— BEGIN —
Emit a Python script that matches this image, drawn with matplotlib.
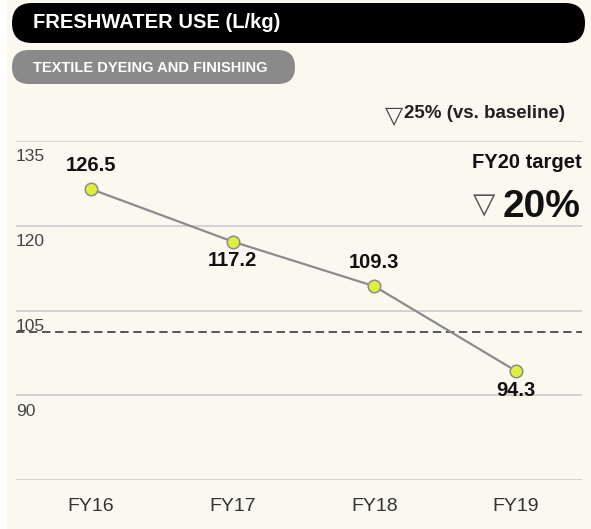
import matplotlib.pyplot as plt
from matplotlib.patches import FancyBboxPatch, Rectangle

years = ["FY16", "FY17", "FY18", "FY19"]
freshwater = [126.5, 117.2, 109.3, 94.3]
label_side = ["above", "below", "above", "below"]
target_value = 101.2
y_ticks = [75, 90, 105, 120, 135]
y_labels = ["", "90", "105", "120", "135"]

bg = "#fbf8f0"
line_color = "#8c8c8c"
marker_color = "#dcf03c"
grid_color = "#d0d0d0"
font = ["Liberation Sans", "DejaVu Sans"]

plt.rcParams["font.family"] = font

W, H = 591, 529
fig = plt.figure(figsize=(W / 100, H / 100), dpi=100, facecolor=bg)

# full-figure overlay in pixel units for header pills and top-right notes
over = fig.add_axes([0, 0, 1, 1], zorder=0)
over.set_xlim(0, W)
over.set_ylim(H, 0)
over.axis("off")
over.add_patch(Rectangle((0, 0), 7, H, color="white", lw=0))
over.add_patch(FancyBboxPatch((12, 3), 573, 40, boxstyle="round,pad=0,rounding_size=20",
                              fc="black", ec="none"))
over.add_patch(FancyBboxPatch((12, 50), 283, 34, boxstyle="round,pad=0,rounding_size=17",
                              fc="#8a8a8a", ec="none"))
over.text(33, 23, "FRESHWATER USE (L/kg)", color="white", fontsize=14.5, fontweight="bold",
          va="center", ha="left")
over.text(33, 67.5, "TEXTILE DYEING AND FINISHING", color="white", fontsize=10.5,
          fontweight="bold", va="center", ha="left")

over.text(403, 116, "▽", family="DejaVu Sans", fontsize=17, color="#444", ha="right", va="center")
over.text(404, 114, "25% (vs. baseline)", fontsize=13.5, fontweight="bold", color="#222",
          ha="left", va="center")
over.text(582, 162, "FY20 target", fontsize=14.5, fontweight="bold", color="#111",
          ha="right", va="center")
over.text(580, 217, "20%", fontsize=28, fontweight="bold", color="#111", ha="right", va="baseline")
over.text(495, 205, "▽", family="DejaVu Sans", fontsize=21, color="#555", ha="right", va="center")

# main chart
ax = fig.add_axes([16 / W, 1 - 480 / H, (582 - 16) / W, (480 - 141) / H], zorder=1)
ax.patch.set_visible(False)
x = list(range(len(years)))

ax.set_ylim(75, 135)
ax.set_xlim(-0.529, 3.466)
ax.set_yticks(y_ticks)
ax.set_yticklabels([])
ax.yaxis.grid(True, color=grid_color, lw=1.3)
ax.set_axisbelow(True)
for s in ax.spines.values():
    s.set_visible(False)
ax.tick_params(axis="y", length=0)
ax.set_xticks(x)
ax.set_xticklabels(years)
ax.tick_params(axis="x", length=0, pad=13, labelsize=14, labelcolor="#333")

for v, lab in zip(y_ticks, y_labels):
    ax.annotate(lab, xy=(0, v), xycoords=("axes fraction", "data"), xytext=(0, -6),
                textcoords="offset points", ha="left", va="top", fontsize=12.5, color="#444")

ax.axhline(target_value, color="#555", lw=1.4, dashes=(4.3, 2.4), zorder=1)

ax.plot(x, freshwater, color=line_color, lw=1.6, zorder=2)
ax.plot(x, freshwater, "o", ms=9, mfc=marker_color, mec=line_color, mew=1.1, zorder=3)

for xi, v, side in zip(x, freshwater, label_side):
    if side == "above":
        ax.annotate(f"{v}", (xi, v), xytext=(0, 10), textcoords="offset points",
                    ha="center", va="bottom", fontsize=14.5, fontweight="bold", color="#111")
    else:
        ax.annotate(f"{v}", (xi, v), xytext=(0, -7), textcoords="offset points",
                    ha="center", va="top", fontsize=14.5, fontweight="bold", color="#111")

fig.savefig("out.png", dpi=100, facecolor=bg)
— END —
• [EXERCISE]:
Every line from the top of the material above through the line with "fig = plt.figure(figsize=(W" should be duplicated exactly, please; leave out the pictures.

• [WRITTEN RESPONSE]:
Emit a Python script that matches this image, drawn with matplotlib.
import matplotlib.pyplot as plt
from matplotlib.patches import FancyBboxPatch, Rectangle

years = ["FY16", "FY17", "FY18", "FY19"]
freshwater = [126.5, 117.2, 109.3, 94.3]
label_side = ["above", "below", "above", "below"]
target_value = 101.2
y_ticks = [75, 90, 105, 120, 135]
y_labels = ["", "90", "105", "120", "135"]

bg = "#fbf8f0"
line_color = "#8c8c8c"
marker_color = "#dcf03c"
grid_color = "#d0d0d0"
font = ["Liberation Sans", "DejaVu Sans"]

plt.rcParams["font.family"] = font

W, H = 591, 529
fig = plt.figure(figsize=(W / 100, H / 100), dpi=100, facecolor=bg)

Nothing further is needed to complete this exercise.